Footnote on the thread, for what it might be worth.
- Zero Downtime live migration here in proxmox, is not any less or more downtime than you might see with Xen, VMware, etc. There is always ~some millisecond level 'cut' in operation when <old is paused> and <new is lit up>. Generally the delay is such that you may, or may not, notice it if you are constantly pinging the target host being live migrated.
As always, live-migration is contingent on the simple reality that
-- activity inside the VM being migrated, generates RAM deltas on the source host. And possibly deltas on attached disk(s) as well (depends if you are using shared-san-style disk; or not).

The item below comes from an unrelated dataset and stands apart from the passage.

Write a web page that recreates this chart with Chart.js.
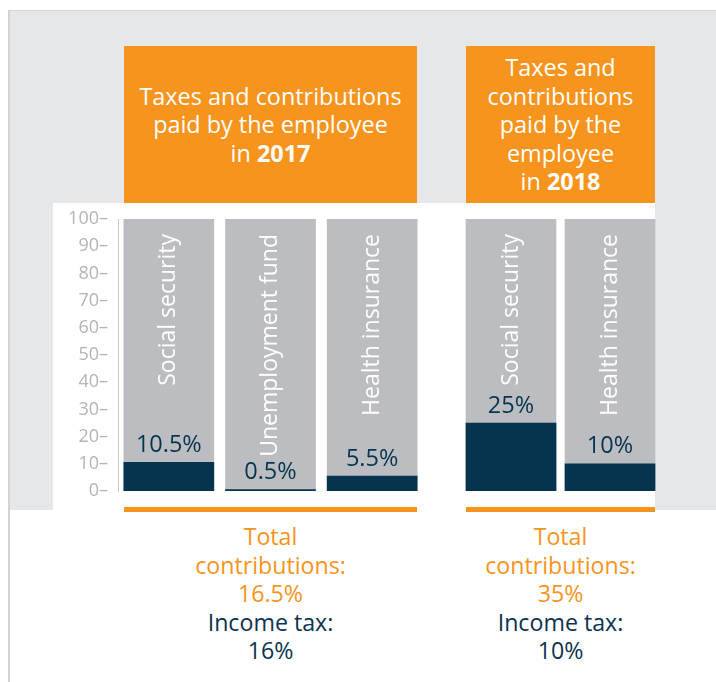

-- those changes need to be pushed from Source>>Target before the live-migrate-cut-over can happen
-- if the rate of change inside the VM being migrated - exceeds the bandwidth you have between the 2 physical servers who are the source, target -- then your live-migration will 'stretch out' -- source machine will stay online; deltas will be copied; incrementally / iteratively ; until the target 'catches up' with the source.
So: If your source machine "Is too damn busy" when compared to "available bandwidth for pushing the deltas" - then the live migration will in fact never happen. The cut-over time just keeps getting pushed ahead into the future. I've seen this happen on various environments (OpenStack KVM, Proxmox, etc) - it is a matter of not trying to do the impossible. Since - it is impossible.
Note that proxmox, as most KVM implementations now have this feature - allows 'live migration' with non-shared storage. The catch is that - you must wait patiently for disk blocks to be copied first from source to target. Some people dislike waiting so only use shared-storage when they do live migrations. But .. it is doable .. just requires patience, depending on speed of link between proxmox nodes; and the size of the VM images being pushed through the pipe.